Wednesday, September 24, 2008

A Not This Timeline


Back in 1967 the Robert McDougall Art Gallery in Christchurch hosted the Mary Sisler collection of Marcel Duchamp’s work. Later gifted to the Philadelphia Museum of Art, it was an extraordinary exhibition to appear at that time in New Zealand. It included many of Duchamp’s greatest readymades including Comb, In Advance of a Broken Arm, Bottle Rack, and Fountain. The latter work proved too much for the McDougall’s director W.S.Baverstock who sequestered it in his office for private viewing only. A long line of art students formed outside his door with everyone rejoining the line after their squiz. The game went on all afternoon. Boyd Webb, a sculpture student at the time, excelled himself by placing an old china po on one of the Duchamp display cabinets. Baverstock, in probably the only DADA gesture he ever made, put the offending object on the floor and with his feet pushed it through the galleries and out the door.
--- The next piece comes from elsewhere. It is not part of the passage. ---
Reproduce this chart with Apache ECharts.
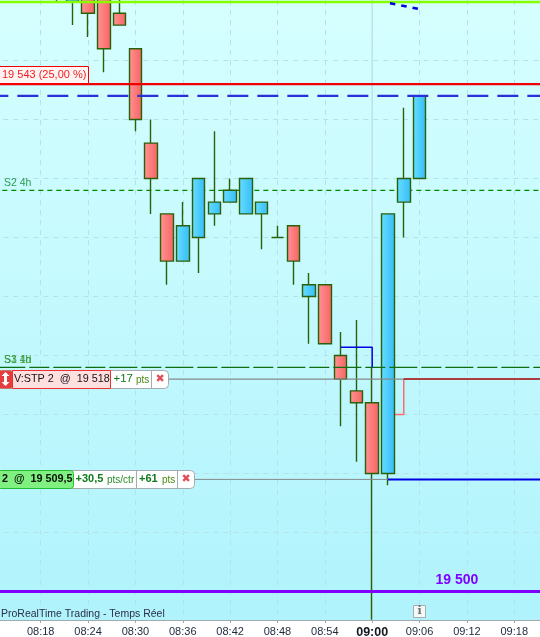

In 2002 Christchurch declined to commission Michael Parekowhai to install two large cartoon rabbits in Cathedral Square. The mayor at the time said that most people “considered the square the most formal part of the city”, a leap of the imagination only possible in Christchurch.

March 2007
Michael Parekowhai snuck an inflatable version of his ‘Square’ bunny Jim McMurtry into the Christchurch Art Gallery. You had to smile when you noticed that it was his bum that greeted the people of Christchurch as they entered the gallery.

October 2007 We posted that Christchurch’s Stewart Fountain, was being refurbished and a new sculpture was to be commissioned. Michael Parekowhai was invited to make a submission.

Late last year we talked with Michael Parekowhai about his idea for the Stewart Fountain Commission. The plan was to put the fact that the original Stewart fountain had been created in 1967 alongside the banishing of the Duchamp Fountain, also in 1967. Parekowhai proposed replacing the Stewart fountain (40 years on) with a replica of the Duchamp Fountain, created in bronze and painted white. It was historically rich, perfect for the over-crowded, small site, and funny.

Early in 2008 Michael Parekowhai heard for the second time that Christchurch did not want to go ahead with one of his public sculptures.

The people who made this decision were:
• Jenny Harper, director of the Christchurch Art Gallery
• Hugh Nicholson, Christchurch City Council planner
• Lara Strongman, ex-City Gallery curatorial manager
• Claudia Reid, Christchurch City Council
• Lady Stewart, patron
• Anthony Wright, director of the Canterbury Museum

You can check out what they went with here.

The probable cost of Christchurch getting a public sculpture by Michael Parekowhai on a third attempt? Priceless.